A disaster, however, could spiral across Florida’s economy, said Baughman, who had oversight over Citizens when she worked under former state Chief Financial Officer Alex Sink — a Democrat — in the early 2000s. Then, she said, the state would pick up the tab for disaster damages. Other insurers could flee. With no personal income tax, Florida would have to rely on income such as sales tax revenue to pay for recovery. Disasters would depress those dollars.
Meanwhile, any flood damage from Ian would further burden the nation’s flood insurance program, which is already struggling under massive debt it cannot repay.
Some climate scientists are seeing signals that the effects of climate change could worsen Ian’s destructive potential.
Michael Wehner, a senior scientist at Lawrence Berkeley National Laboratory, said in an email that the effect of climate change on Ian means it “will certainly rain more,” possibly boosting rainfall by 10 to 15 percent compared with a world without human-driven climate change. Water temperatures are also warmer than average, which could fuel a stronger storm. Climate change has also raised sea levels by a foot in the last century, escalating storm surge, said Gary Mitchum, associate dean at the University of South Florida College of Marine Science.

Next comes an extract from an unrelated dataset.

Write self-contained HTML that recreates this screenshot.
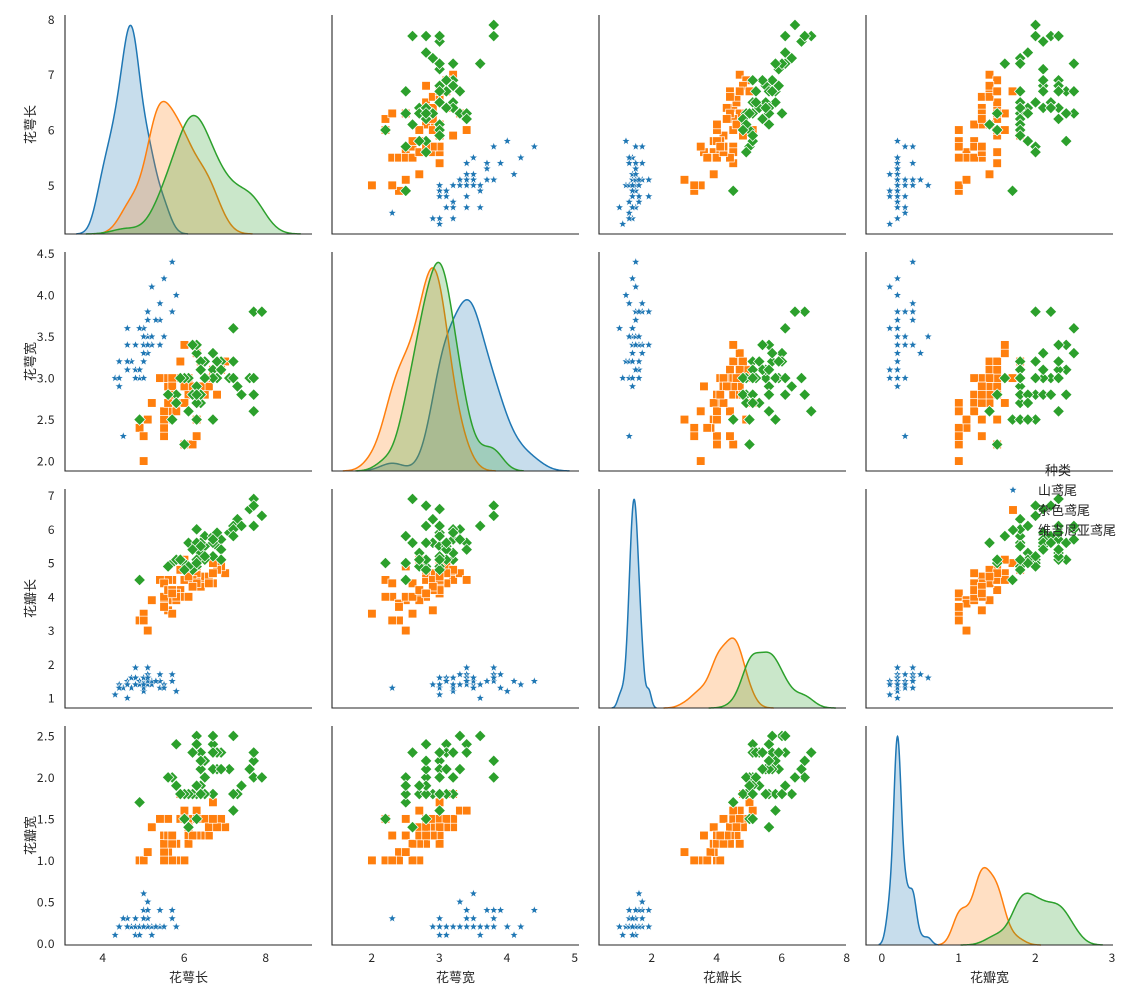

“The warmer water means that you can have more evaporation and the evaporation is what fuels the hurricane,” Mitchum said. “Warmer water should make a stronger hurricane.”
Florida isn’t the only state where natural disasters linked to a warming climate have begun to expose “cracks in the system,” said Alice Hill, who worked on climate resilience in former President Barack Obama’s White House. She pointed to California, which insurers are threatening to leave to avoid covering wildfire damages.
California’s insurance regulator forced the companies to provide coverage for another year, but insurance policies are already getting expensive. Rising insurance costs could lead to more homeowners going “bare” — dropping coverage altogether — which would expose them and the state to enormous losses in another disaster, Hill said.
It’s a cycle that’s bound to repeat as climate change flares up in all pockets of the country.
“Humans may be calculating their risk based on what they've seen in the past, not understanding that, by definition, climate change brings even bigger events,” said Hill, who is now a senior fellow at the Council on Foreign Relations. “We've seen people moving into the areas in the last 10 years that are at greater risk from hurricanes. They like to live near the coast. So it's an interesting phenomenon. We could do better on many fronts.”